DOT, feds consider long-term solutions for Outer Banks highway
Posted December 15, 2011
Hatteras, N.C. — North Carolina transportation officials and federal regulators are considering long-term solutions for an Outer Banks highway that hurricanes have ripped through twice in eight years.
State Department of Transportation and officials from 13 regulatory agencies will meet Thursday to discuss options aimed at stabilizing N.C. Highway 12 for at least 50 years. N.C. 12 is a two-lane highway that links 200 miles of barrier islands and serves thousands of beach-going tourists each year.
Among the solutions being considered is elevating more than four miles of the highway onto bridges, DOT spokesman Steve Abbot said. That option would cost several hundred million dollars.
Any solution must also meet federal environmental regulations.
Hurricane Irene cut through N.C. 12 in two places on Aug. 29, blasting a new inlet through the Pea Island National Wildlife Refuge, south of Nags Head.
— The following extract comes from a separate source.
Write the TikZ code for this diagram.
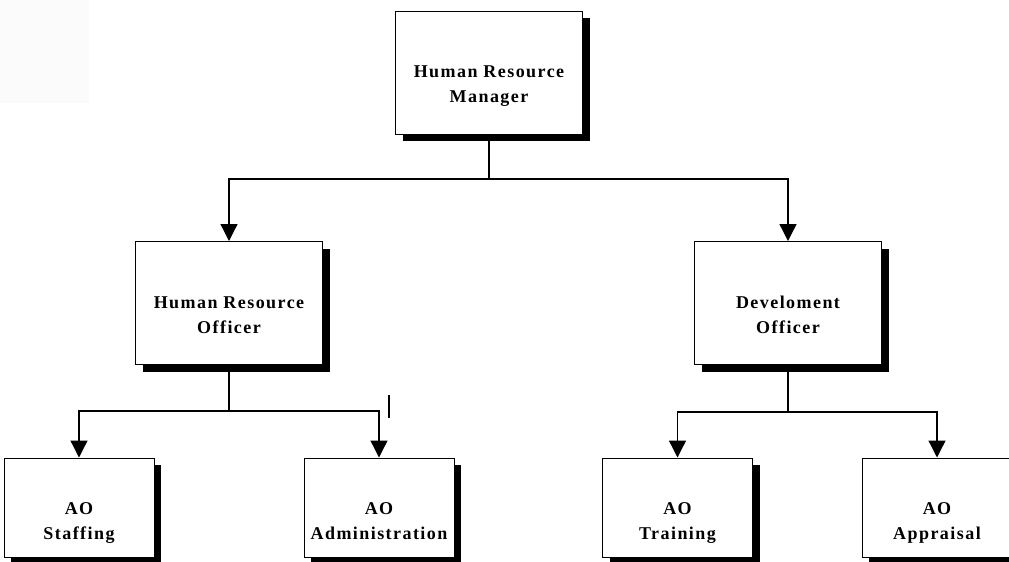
\documentclass[tikz,border=0pt]{standalone}
\usepackage{fontspec}
\setmainfont{Liberation Serif}
\newfontfamily\boxfont[LetterSpace=8]{Liberation Serif}
\usetikzlibrary{shadows,arrows.meta}
\tikzset{
  orgbox/.style={draw=black, line width=1pt, fill=white, rectangle, inner sep=0pt,
    drop shadow={shadow xshift=7pt, shadow yshift=-7pt, fill=black, opacity=1}},
  bigbox/.style={orgbox, minimum width=187pt, minimum height=123pt},
  smallbox/.style={orgbox, minimum width=150pt, minimum height=99pt},
  lbl/.style={align=center, font=\boxfont\bfseries\fontsize{18pt}{25pt}\selectfont, inner sep=0pt},
  conn/.style={line width=1.3pt, draw=black},
  arr/.style={conn, -{Triangle[length=17pt,width=17pt]}}
}
\begin{document}
\begin{tikzpicture}[x=1pt,y=-1pt]
\useasboundingbox (0,0) rectangle (1009,562);
\clip (0,0) rectangle (1009,562);
\fill[black!1.5] (0,0) rectangle (89,103);
% boxes
\node[bigbox] (hrm) at (489,72.5) {};
\node[bigbox] (hro) at (229,303) {};
\node[bigbox] (dev) at (788,303) {};
\node[smallbox] (staff) at (79,507.5) {};
\node[smallbox] (admin) at (379,507.5) {};
\node[smallbox] (train) at (677.5,507.5) {};
\node[smallbox] (appr) at (937,507.5) {};
% labels
\node[lbl] (hrmt) at ([yshift=-12pt]hrm.center) {\strut Human Resource\\Manager\strut};
\node[lbl] (hrot) at ([yshift=-12.5pt]hro.center) {\strut Human Resource\\Officer\strut};
\node[lbl] (devt) at ([yshift=-12.5pt]dev.center) {\strut Develoment\\Officer\strut};
\node[lbl] (stafft) at ([yshift=-14pt]staff.center) {\strut AO\\Staffing\strut};
\node[lbl] (admint) at ([yshift=-14pt]admin.center) {\strut AO\\Administration\strut};
\node[lbl] (traint) at ([yshift=-14pt]train.center) {\strut AO\\Training\strut};
\node[lbl] (apprt) at ([yshift=-14pt]appr.center) {\strut AO\\Appraisal\strut};
% junctions
\coordinate (j1) at (489,179);
\coordinate (j2) at (229,411);
\coordinate (j3) at (788,412);
% connectors
\draw[conn] (hrm.south) -- (j1);
\draw[arr] (j1) -| (hro.north);
\draw[arr] (j1) -| (dev.north);
\draw[conn] (hro.south) -- (j2);
\draw[arr] (j2) -| (staff.north);
\draw[arr] (j2) -| (admin.north);
\draw[conn] (dev.south) -- (j3);
\draw[arr] (j3) -| (train.north);
\draw[arr] (j3) -| (appr.north);
% stray mark
\coordinate (m1) at (389,395);
\coordinate (m2) at (389,418);
\draw[line width=1.8pt] (m1) -- (m2);
\end{tikzpicture}
\end{document}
A team of engineers, riggers and laborers built a two-lane, 650-foot replacement bridge and pumped sand to fill in and repair other damage to the highway, letting it reopen on Oct. 10. The temporary bridge is expected to last for two years.
In 2003, Hurricane Isabel tore through part of N.C. 12 on Hatteras Island, also creating a new inlet. It took two months to fill in the inlet and rebuild the highway.